Not only does the brand define a premium vehicle but also the technology, safety features and innovation contributes to a blueprint of a premium vehicle in 2013 Take the Mercedes-Benz S-Class for instance. It was the first car from Stuttgart to feature seatbelt pretensions in 1981, and many of the current driver aids and 'command centres' have debuted in luxo-barges too, such as BMW's infamous iDrive system which started out in the 7-Series, and thankfully over the years improved as it found its home in other BMW products – including Rolls Royces, no less.

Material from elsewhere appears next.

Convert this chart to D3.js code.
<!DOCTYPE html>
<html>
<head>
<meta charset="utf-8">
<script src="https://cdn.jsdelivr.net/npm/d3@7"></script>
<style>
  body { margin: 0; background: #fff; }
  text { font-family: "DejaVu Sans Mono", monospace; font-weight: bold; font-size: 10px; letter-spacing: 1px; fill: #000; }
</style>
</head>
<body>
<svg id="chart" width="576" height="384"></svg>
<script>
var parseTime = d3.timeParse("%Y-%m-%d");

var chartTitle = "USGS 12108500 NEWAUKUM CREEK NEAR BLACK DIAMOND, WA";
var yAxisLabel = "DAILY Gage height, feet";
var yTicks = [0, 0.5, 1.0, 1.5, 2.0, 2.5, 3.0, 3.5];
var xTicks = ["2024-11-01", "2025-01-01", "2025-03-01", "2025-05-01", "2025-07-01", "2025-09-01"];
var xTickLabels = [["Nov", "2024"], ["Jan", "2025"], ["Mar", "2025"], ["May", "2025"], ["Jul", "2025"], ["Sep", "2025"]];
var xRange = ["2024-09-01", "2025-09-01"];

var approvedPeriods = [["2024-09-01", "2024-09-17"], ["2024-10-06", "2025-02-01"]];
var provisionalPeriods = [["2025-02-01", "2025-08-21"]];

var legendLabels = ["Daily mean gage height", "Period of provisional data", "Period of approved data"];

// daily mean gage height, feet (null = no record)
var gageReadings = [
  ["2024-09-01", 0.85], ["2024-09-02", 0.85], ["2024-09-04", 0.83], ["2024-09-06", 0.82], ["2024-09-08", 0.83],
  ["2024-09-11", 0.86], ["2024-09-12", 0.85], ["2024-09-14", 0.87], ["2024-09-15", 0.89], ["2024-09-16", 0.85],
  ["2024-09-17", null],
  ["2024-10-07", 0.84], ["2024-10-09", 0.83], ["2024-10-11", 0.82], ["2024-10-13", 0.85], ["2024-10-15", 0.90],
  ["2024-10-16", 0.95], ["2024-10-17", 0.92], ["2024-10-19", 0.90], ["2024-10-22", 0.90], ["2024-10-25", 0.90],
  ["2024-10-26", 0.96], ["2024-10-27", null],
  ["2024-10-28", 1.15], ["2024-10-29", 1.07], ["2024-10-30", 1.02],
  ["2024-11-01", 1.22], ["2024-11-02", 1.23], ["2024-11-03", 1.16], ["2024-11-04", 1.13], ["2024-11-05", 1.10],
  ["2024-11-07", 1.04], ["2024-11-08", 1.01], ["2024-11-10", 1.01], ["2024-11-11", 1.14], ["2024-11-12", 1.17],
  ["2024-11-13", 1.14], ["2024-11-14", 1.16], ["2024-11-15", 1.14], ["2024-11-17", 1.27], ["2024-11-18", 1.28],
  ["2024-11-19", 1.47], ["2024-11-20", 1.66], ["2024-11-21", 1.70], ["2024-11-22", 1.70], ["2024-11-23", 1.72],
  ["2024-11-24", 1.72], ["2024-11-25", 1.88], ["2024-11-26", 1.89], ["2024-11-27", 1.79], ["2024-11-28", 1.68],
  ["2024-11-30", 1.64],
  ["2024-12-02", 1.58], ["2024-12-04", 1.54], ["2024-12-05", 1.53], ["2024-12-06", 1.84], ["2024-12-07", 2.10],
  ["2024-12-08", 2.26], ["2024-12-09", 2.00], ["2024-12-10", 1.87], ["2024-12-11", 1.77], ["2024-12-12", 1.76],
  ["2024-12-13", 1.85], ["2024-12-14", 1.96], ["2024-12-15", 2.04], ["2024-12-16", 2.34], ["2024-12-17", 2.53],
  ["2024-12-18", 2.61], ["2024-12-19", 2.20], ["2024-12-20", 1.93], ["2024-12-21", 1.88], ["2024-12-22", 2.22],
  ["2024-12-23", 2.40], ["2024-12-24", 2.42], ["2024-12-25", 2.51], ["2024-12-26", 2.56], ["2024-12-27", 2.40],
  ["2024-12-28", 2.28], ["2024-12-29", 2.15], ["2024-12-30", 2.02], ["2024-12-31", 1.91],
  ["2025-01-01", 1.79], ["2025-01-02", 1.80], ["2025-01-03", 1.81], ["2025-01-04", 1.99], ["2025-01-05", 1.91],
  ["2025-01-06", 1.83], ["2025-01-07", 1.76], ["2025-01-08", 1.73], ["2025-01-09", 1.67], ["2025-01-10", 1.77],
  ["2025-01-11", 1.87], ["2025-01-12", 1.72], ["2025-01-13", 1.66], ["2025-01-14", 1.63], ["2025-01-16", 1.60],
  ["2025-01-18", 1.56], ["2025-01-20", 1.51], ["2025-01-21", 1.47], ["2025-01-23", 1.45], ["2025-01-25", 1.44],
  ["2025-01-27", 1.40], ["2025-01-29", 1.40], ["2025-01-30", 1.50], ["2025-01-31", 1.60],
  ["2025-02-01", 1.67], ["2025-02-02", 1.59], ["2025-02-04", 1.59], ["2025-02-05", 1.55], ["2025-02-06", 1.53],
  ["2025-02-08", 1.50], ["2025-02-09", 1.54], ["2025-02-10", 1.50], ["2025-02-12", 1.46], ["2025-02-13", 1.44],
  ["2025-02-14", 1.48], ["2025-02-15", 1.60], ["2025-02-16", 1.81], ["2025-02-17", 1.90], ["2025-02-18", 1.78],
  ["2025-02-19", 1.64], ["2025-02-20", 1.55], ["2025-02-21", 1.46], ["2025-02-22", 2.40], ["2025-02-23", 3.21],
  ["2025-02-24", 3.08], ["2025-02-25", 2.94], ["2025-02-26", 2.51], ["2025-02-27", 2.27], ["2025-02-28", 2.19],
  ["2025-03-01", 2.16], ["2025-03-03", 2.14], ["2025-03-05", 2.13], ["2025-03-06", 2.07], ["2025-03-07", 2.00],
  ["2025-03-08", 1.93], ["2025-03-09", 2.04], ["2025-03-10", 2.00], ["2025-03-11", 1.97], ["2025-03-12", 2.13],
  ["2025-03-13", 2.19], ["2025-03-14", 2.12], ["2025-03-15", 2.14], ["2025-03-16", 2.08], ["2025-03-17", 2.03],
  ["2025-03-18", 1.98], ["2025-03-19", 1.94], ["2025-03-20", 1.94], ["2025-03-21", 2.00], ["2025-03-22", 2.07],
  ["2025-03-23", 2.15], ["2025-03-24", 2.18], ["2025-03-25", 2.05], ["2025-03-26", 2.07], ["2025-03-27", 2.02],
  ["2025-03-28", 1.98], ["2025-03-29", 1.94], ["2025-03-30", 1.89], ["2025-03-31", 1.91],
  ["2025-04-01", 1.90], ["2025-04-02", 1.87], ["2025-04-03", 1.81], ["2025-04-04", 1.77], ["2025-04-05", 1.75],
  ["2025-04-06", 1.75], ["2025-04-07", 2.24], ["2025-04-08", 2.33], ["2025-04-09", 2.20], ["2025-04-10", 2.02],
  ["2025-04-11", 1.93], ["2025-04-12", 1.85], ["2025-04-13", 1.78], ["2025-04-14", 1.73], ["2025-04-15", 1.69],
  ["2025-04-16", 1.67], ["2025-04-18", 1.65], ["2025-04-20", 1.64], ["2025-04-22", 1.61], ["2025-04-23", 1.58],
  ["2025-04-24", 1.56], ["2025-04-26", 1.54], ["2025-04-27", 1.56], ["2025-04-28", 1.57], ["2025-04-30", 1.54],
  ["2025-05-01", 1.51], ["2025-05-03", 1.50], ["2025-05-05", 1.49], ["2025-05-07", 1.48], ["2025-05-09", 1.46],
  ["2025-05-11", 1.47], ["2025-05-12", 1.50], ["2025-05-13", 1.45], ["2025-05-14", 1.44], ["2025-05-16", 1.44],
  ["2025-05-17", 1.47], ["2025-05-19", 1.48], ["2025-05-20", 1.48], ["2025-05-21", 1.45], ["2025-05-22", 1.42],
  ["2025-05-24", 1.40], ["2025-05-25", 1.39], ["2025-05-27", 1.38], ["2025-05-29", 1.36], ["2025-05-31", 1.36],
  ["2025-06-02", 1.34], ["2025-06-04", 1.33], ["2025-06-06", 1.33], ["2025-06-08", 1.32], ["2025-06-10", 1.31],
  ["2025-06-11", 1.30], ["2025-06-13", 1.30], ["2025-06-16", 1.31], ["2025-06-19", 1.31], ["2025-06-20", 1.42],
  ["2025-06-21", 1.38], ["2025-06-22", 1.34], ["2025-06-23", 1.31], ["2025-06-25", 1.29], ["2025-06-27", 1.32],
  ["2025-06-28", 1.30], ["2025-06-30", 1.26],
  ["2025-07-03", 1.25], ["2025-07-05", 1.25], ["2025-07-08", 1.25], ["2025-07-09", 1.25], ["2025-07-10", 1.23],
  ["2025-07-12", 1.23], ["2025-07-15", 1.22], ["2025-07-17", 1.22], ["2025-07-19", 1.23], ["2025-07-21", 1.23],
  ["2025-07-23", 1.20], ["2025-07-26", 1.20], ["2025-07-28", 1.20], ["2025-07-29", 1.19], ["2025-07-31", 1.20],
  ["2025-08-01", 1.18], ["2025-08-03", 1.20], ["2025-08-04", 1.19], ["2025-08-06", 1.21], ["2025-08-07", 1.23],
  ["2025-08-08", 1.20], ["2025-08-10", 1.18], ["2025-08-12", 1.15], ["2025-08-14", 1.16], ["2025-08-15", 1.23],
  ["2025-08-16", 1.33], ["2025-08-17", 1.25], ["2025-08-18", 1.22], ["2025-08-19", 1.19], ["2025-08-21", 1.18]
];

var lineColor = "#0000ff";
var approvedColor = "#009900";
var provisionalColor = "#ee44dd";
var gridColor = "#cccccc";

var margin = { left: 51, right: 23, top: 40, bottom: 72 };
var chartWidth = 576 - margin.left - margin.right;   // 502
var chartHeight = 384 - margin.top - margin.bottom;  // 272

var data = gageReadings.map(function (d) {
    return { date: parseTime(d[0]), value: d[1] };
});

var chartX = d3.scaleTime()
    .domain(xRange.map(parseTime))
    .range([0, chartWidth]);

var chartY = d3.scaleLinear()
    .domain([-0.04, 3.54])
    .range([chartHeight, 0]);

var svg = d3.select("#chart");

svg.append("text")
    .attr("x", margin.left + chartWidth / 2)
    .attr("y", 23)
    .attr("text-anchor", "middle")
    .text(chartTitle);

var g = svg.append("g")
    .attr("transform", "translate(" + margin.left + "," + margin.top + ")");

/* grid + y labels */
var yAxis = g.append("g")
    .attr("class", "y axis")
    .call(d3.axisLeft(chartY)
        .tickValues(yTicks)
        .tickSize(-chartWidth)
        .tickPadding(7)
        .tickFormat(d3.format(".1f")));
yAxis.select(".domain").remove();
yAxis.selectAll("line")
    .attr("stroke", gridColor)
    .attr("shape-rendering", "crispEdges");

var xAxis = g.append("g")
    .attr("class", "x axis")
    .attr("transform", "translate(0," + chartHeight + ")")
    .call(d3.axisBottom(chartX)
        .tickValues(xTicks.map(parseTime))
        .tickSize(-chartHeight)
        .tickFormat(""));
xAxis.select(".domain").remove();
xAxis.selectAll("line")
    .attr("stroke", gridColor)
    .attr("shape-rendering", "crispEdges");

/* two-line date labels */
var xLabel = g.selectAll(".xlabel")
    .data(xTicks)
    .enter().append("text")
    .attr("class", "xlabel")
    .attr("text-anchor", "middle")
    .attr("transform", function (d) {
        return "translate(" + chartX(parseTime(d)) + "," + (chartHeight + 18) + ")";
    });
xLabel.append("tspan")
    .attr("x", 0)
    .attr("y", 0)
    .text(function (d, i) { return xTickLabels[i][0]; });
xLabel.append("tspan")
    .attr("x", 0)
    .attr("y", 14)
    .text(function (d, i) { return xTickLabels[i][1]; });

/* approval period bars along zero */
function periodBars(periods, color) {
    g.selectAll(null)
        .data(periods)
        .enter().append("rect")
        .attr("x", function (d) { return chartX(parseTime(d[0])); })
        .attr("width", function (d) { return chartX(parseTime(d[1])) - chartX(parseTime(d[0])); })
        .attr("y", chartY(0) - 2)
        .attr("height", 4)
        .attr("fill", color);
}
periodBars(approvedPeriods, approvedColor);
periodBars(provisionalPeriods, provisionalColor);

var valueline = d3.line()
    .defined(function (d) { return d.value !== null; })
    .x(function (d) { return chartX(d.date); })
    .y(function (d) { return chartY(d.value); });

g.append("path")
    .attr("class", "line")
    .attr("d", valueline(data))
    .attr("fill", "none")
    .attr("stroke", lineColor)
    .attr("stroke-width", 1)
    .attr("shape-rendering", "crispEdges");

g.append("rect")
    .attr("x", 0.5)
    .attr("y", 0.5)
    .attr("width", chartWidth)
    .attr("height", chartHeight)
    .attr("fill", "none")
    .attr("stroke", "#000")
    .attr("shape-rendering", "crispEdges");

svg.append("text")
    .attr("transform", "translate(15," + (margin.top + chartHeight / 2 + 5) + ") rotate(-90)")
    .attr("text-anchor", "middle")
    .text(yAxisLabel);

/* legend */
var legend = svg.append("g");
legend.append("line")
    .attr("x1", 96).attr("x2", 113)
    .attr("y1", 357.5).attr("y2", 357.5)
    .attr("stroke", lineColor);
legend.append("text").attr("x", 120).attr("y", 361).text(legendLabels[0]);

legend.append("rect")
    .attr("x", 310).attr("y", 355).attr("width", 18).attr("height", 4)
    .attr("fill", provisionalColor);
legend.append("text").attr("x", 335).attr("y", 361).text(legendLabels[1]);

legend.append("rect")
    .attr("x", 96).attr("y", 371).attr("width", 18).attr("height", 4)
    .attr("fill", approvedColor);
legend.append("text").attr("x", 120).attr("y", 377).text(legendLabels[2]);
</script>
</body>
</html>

Sophie Williamson-Stothert, a Staff Writer at Car Dealer Magazine agrees with the notion that premium means tech as much as anything else, "a premium vehicle in 2013 is a car that can offer its drivers a number of benefits ranging from new technological devices and safety features, while still generating high performance figures and practicality", she said when asked to describe a blueprint of what makes up a premium vehicle in this day and age.

"But", she continues, "A premium vehicle is predominately seen as 'a luxury car' and that's the way it will continue to be perceived and, a premium car in 2013 should reflect the success and similarities of its predecessors, but promote the future".

What Sophie briefly touched on towards the end is particularly prominent: the future. Not only does a premium vehicle offer the chance for manufactures to show off their latest and greatest innovations in safety, but also the stride forwards in terms of drivetrains; the Fisker Karma being a prime example of this, using a plug-in hybrid motor to drive down the emissions. It also uses solar panels to power things like the air conditioning.

Much like the first tablet computers, or laptops for that matter, this technology comes at a price at first. Anti-lock brakes, ESP systems and airbags debuted on premium vehicles and then slowly filtered their way down the ladder to more affordable and mundane cars. Nowadays, you wouldn't think twice about whether or not your new supermini has airbags or not, so this is the great thing about a premium vehicle: it provides the perfect space to wow journalists and buyers alike while in the future knowing that the things that have been pioneered on the flagship of the range will find their way into the lower models, not only improving the standard equipment, but also safety, performance and minimising the environmental impact all at the same time.

The key to defining a premium vehicle in 2013 is a hard one, but it has to combine all of the above; the brand kudos and appeal to the buyer, so then it can shift itself off the shelf and also the advancements that we've become so used to from this segment in the past. Gone is the German horsepower race and is instead replaced by the worldwide premium vehicle race.